▸ WHAT NEEDS TO BE DONE: Stop at the line containing "return (H - B - y) / ph": repeat exactly every line of the entries below from the first up to it, plus that line, with pictures omitted.

.....

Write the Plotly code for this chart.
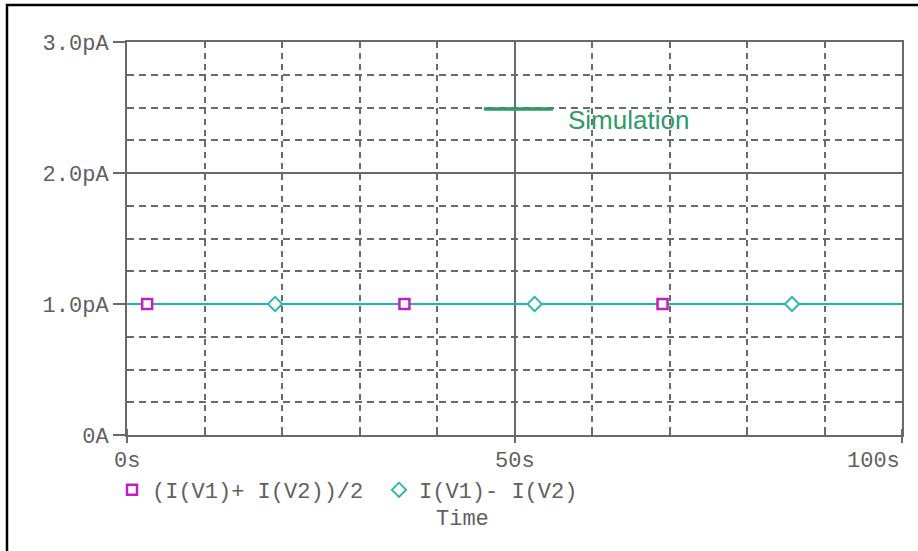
import plotly.graph_objects as go

# ---- data ----
time_s = [0, 100]
i_avg_pA = [1.0, 1.0]          # (I(V1)+ I(V2))/2
i_diff_pA = [1.0, 1.0]         # I(V1)- I(V2)
avg_marker_t = [2.6, 35.8, 69.1]
avg_marker_v = [1.0, 1.0, 1.0]
diff_marker_t = [19.1, 52.6, 85.8]
diff_marker_v = [1.0, 1.0, 1.0]

y_tick_vals = [0, 1, 2, 3]
y_tick_text = ["0A", "1.0pA", "2.0pA", "3.0pA"]
x_tick_vals = [0, 50, 100]
x_tick_text = ["0s", "50s", "100s"]

name_avg = "(I(V1)+ I(V2))/2"
name_diff = "I(V1)- I(V2)"

MAG = "#c020c0"
CYAN = "#22b4b4"
GRID = "#6a6a6a"
TXT = "#606060"
GREEN = "#2f9a68"
MONO = "Liberation Mono, Courier New, monospace"

fig = go.Figure()
fig.add_trace(go.Scatter(x=time_s, y=i_avg_pA, mode="lines",
                         line=dict(color=MAG, width=2), showlegend=False, hoverinfo="skip"))
fig.add_trace(go.Scatter(x=time_s, y=i_diff_pA, mode="lines",
                         line=dict(color=CYAN, width=2.2), showlegend=False, hoverinfo="skip"))
fig.add_trace(go.Scatter(x=avg_marker_t, y=avg_marker_v, mode="markers", name=name_avg,
                         marker=dict(symbol="square", size=10, color="white",
                                     line=dict(color=MAG, width=2.5))))
fig.add_trace(go.Scatter(x=diff_marker_t, y=diff_marker_v, mode="markers", name=name_diff,
                         marker=dict(symbol="diamond", size=11, color="white",
                                     line=dict(color=CYAN, width=1.8))))

L, T, R, B = 127, 42, 16, 116
W, H = 918, 551
pw, ph = W - L - R, H - T - B

def px(x):
    return (x - L) / pw

def py(y):
    return (H - B - y) / ph

annotations = []
for v, t in zip(x_tick_vals, x_tick_text):
    annotations.append(dict(x=v, y=py(461), xref="x", yref="paper", text=t,
                            showarrow=False, xanchor="right" if v == max(x_tick_vals) else "center",
                            yanchor="middle", font=dict(family=MONO, size=22, color=TXT)))
annotations.append(dict(x=px(462), y=py(519), xref="paper", yref="paper", text="Time",
                        showarrow=False, xanchor="center", yanchor="middle",
                        font=dict(family=MONO, size=22, color=TXT)))
annotations.append(dict(x=px(566), y=py(120), xref="paper", yref="paper", text="Simulation",
                        showarrow=False, xanchor="left", yanchor="middle",
                        font=dict(family="Liberation Sans, Arial, sans-serif", size=26, color=GREEN)))

shapes = [
    dict(type="line", xref="paper", yref="paper", x0=px(484), x1=px(553), y0=py(109), y1=py(109),
         line=dict(color=GREEN, width=3.5)),
    dict(type="line", xref="paper", yref="paper", x0=px(6), x1=px(920), y0=py(5), y1=py(5),
         line=dict(color="black", width=2.5)),
    dict(type="line", xref="paper", yref="paper", x0=px(7), x1=px(7), y0=py(4), y1=py(555),
         line=dict(color="black", width=2.5)),
]

fig.update_layout(
    width=W, height=H,
    margin=dict(l=L, r=R, t=T, b=B),
    paper_bgcolor="white", plot_bgcolor="white",
    showlegend=True,
    legend=dict(orientation="h", x=px(112), xanchor="left", y=py(490), yanchor="middle",
                font=dict(family=MONO, size=22, color=TXT), bgcolor="rgba(0,0,0,0)",
                itemclick=False, tracegroupgap=0, entrywidth=222),
    annotations=annotations,
    shapes=shapes,
)

fig.update_xaxes(range=[0, 100], showline=True, linecolor=GRID, linewidth=2, mirror=True,
                 tickvals=x_tick_vals, showticklabels=False, ticks="outside", ticklen=6,
                 tickcolor=GRID, tickwidth=2,
                 showgrid=True, gridcolor=GRID, gridwidth=1.5, zeroline=False,
                 minor=dict(dtick=10, tick0=0, ticks="inside", ticklen=6, tickcolor=GRID,
                            showgrid=True, gridcolor=GRID, gridwidth=1.5, griddash="6px,5px"))
fig.update_yaxes(range=[0, 3], showline=True, linecolor=GRID, linewidth=2, mirror=True,
                 tickvals=y_tick_vals, ticktext=y_tick_text, ticks="outside", ticklen=12,
                 tickcolor=GRID, tickwidth=2,
                 tickfont=dict(family=MONO, size=22, color=TXT),
                 showgrid=True, gridcolor=GRID, gridwidth=1.5, zeroline=False,
                 minor=dict(dtick=0.25, tick0=0, ticks="",
                            showgrid=True, gridcolor=GRID, gridwidth=1.5, griddash="7px,5px"))

fig.write_html("out.html", config={"displayModeBar": False},
               post_script="document.body.style.margin='0';")
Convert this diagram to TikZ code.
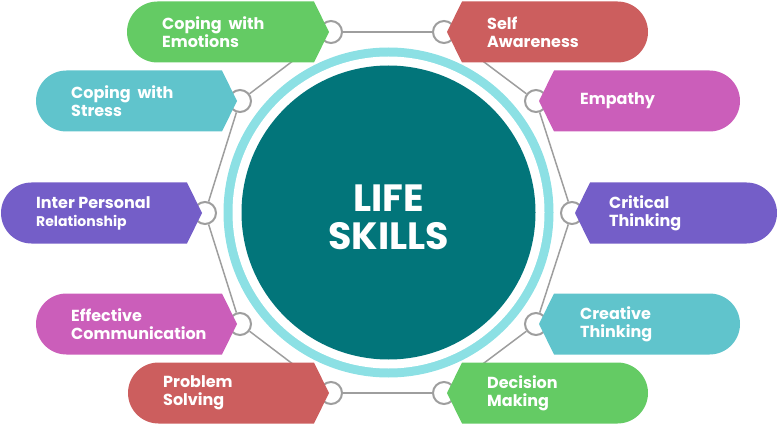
\documentclass[tikz,border=0pt]{standalone}
\usepackage{fontspec}
\setmainfont{Poppins}
\usetikzlibrary{positioning}

\definecolor{skillgreen}{RGB}{100,203,100}
\definecolor{skillred}{RGB}{204,94,94}
\definecolor{skillcyan}{RGB}{96,196,204}
\definecolor{skillpink}{RGB}{203,94,186}
\definecolor{skillpurple}{RGB}{116,94,200}
\definecolor{coreteal}{RGB}{2,117,122}
\definecolor{ringcyan}{RGB}{140,224,228}
\definecolor{linkgray}{RGB}{158,158,158}

\tikzset{
  hub/.style={circle, draw=linkgray, line width=2pt, fill=white, minimum size=22pt, inner sep=0pt},
  link/.style={draw=linkgray, line width=1.5pt},
  skilltext/.style={text=white, font=\bfseries\fontsize{16}{18}\selectfont, align=left, anchor=west, inner sep=0pt}
}

\begin{document}
\begin{tikzpicture}[x=1pt, y=-1pt]
  \useasboundingbox (0,0) rectangle (777,425);

  % centre
  \fill[ringcyan] (388.5,212.5) circle (165);
  \fill[white] (388.5,212.5) circle (156);
  \node[circle, fill=coreteal, minimum size=294pt, inner sep=0pt] (core) at (388.5,212.5) {};
  \node[text=white, font=\bfseries\fontsize{38}{38}\selectfont, align=center] (title) at (388.5,217) {LIFE\\SKILLS};

  % hubs on the ring
  \node[hub] (hemo)   at (331,32)  {};
  \node[hub] (hself)  at (444,32)  {};
  \node[hub] (hemp)   at (536,101) {};
  \node[hub] (hcrit)  at (572,213) {};
  \node[hub] (hcrea)  at (536,324) {};
  \node[hub] (hdec)   at (444,393) {};
  \node[hub] (hprob)  at (331,393) {};
  \node[hub] (heff)   at (240,324) {};
  \node[hub] (hinter) at (205,213) {};
  \node[hub] (hstress) at (240,101) {};

  \draw[link] (hemo) -- (hself);
  \draw[link] (hself) -- (hemp);
  \draw[link] (hemp) -- (hcrit);
  \draw[link] (hcrit) -- (hcrea);
  \draw[link] (hcrea) -- (hdec);
  \draw[link] (hdec) -- (hprob);
  \draw[link] (hprob) -- (heff);
  \draw[link] (heff) -- (hinter);
  \draw[link] (hinter) -- (hstress);
  \draw[link] (hstress) -- (hemo);

  % left tags
  \foreach \nm/\lx/\tx/\cy/\col/\txt in {
      emo/127/329/32/skillgreen/{Coping~~with\\Emotions},
      stress/36/237/101/skillcyan/{Coping~~with\\Stress},
      inter/1/202/213/skillpurple/{Inter Personal\\{\fontsize{14}{18}\selectfont Relationship}},
      eff/36/237/324/skillpink/{Effective\\Communication},
      prob/128/329/393/skillred/{Problem\\Solving}}
  {
    \fill[\col] (\lx+30.5,\cy-30.5) -- (\tx-15,\cy-30.5) -- (\tx,\cy) -- (\tx-15,\cy+30.5)
      -- (\lx+30.5,\cy+30.5) arc[start angle=90, end angle=270, radius=30.5] -- cycle;
    \node[skilltext] (\nm) at (\lx+35,\cy) {\txt};
  }

  % right tags
  \foreach \nm/\tx/\rx/\cy/\col/\txt in {
      self/447/648/32/skillred/{Self\\Awareness},
      emp/539/740/101/skillpink/{Empathy},
      crit/575/777/213/skillpurple/{Critical\\Thinking},
      crea/539/740/324/skillcyan/{Creative\\Thinking},
      dec/447/648/393/skillgreen/{Decision\\Making}}
  {
    \fill[\col] (\tx,\cy) -- (\tx+15,\cy-30.5) -- (\rx-30.5,\cy-30.5)
      arc[start angle=-90, end angle=90, radius=30.5] -- (\tx+15,\cy+30.5) -- cycle;
  }
  \node[skilltext] (self) at (487,32)  {Self\\Awareness};
  \node[skilltext] (emp)  at (580,101) {Empathy};
  \node[skilltext] (crit) at (609,213) {Critical\\Thinking};
  \node[skilltext] (crea) at (580,324) {Creative\\Thinking};
  \node[skilltext] (dec)  at (487,393) {Decision\\Making};
\end{tikzpicture}
\end{document}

.....

▸ OUTPUT OF THE TASK:
Write the Plotly code for this chart.
import plotly.graph_objects as go

# ---- data ----
time_s = [0, 100]
i_avg_pA = [1.0, 1.0]          # (I(V1)+ I(V2))/2
i_diff_pA = [1.0, 1.0]         # I(V1)- I(V2)
avg_marker_t = [2.6, 35.8, 69.1]
avg_marker_v = [1.0, 1.0, 1.0]
diff_marker_t = [19.1, 52.6, 85.8]
diff_marker_v = [1.0, 1.0, 1.0]

y_tick_vals = [0, 1, 2, 3]
y_tick_text = ["0A", "1.0pA", "2.0pA", "3.0pA"]
x_tick_vals = [0, 50, 100]
x_tick_text = ["0s", "50s", "100s"]

name_avg = "(I(V1)+ I(V2))/2"
name_diff = "I(V1)- I(V2)"

MAG = "#c020c0"
CYAN = "#22b4b4"
GRID = "#6a6a6a"
TXT = "#606060"
GREEN = "#2f9a68"
MONO = "Liberation Mono, Courier New, monospace"

fig = go.Figure()
fig.add_trace(go.Scatter(x=time_s, y=i_avg_pA, mode="lines",
                         line=dict(color=MAG, width=2), showlegend=False, hoverinfo="skip"))
fig.add_trace(go.Scatter(x=time_s, y=i_diff_pA, mode="lines",
                         line=dict(color=CYAN, width=2.2), showlegend=False, hoverinfo="skip"))
fig.add_trace(go.Scatter(x=avg_marker_t, y=avg_marker_v, mode="markers", name=name_avg,
                         marker=dict(symbol="square", size=10, color="white",
                                     line=dict(color=MAG, width=2.5))))
fig.add_trace(go.Scatter(x=diff_marker_t, y=diff_marker_v, mode="markers", name=name_diff,
                         marker=dict(symbol="diamond", size=11, color="white",
                                     line=dict(color=CYAN, width=1.8))))

L, T, R, B = 127, 42, 16, 116
W, H = 918, 551
pw, ph = W - L - R, H - T - B

def px(x):
    return (x - L) / pw

def py(y):
    return (H - B - y) / ph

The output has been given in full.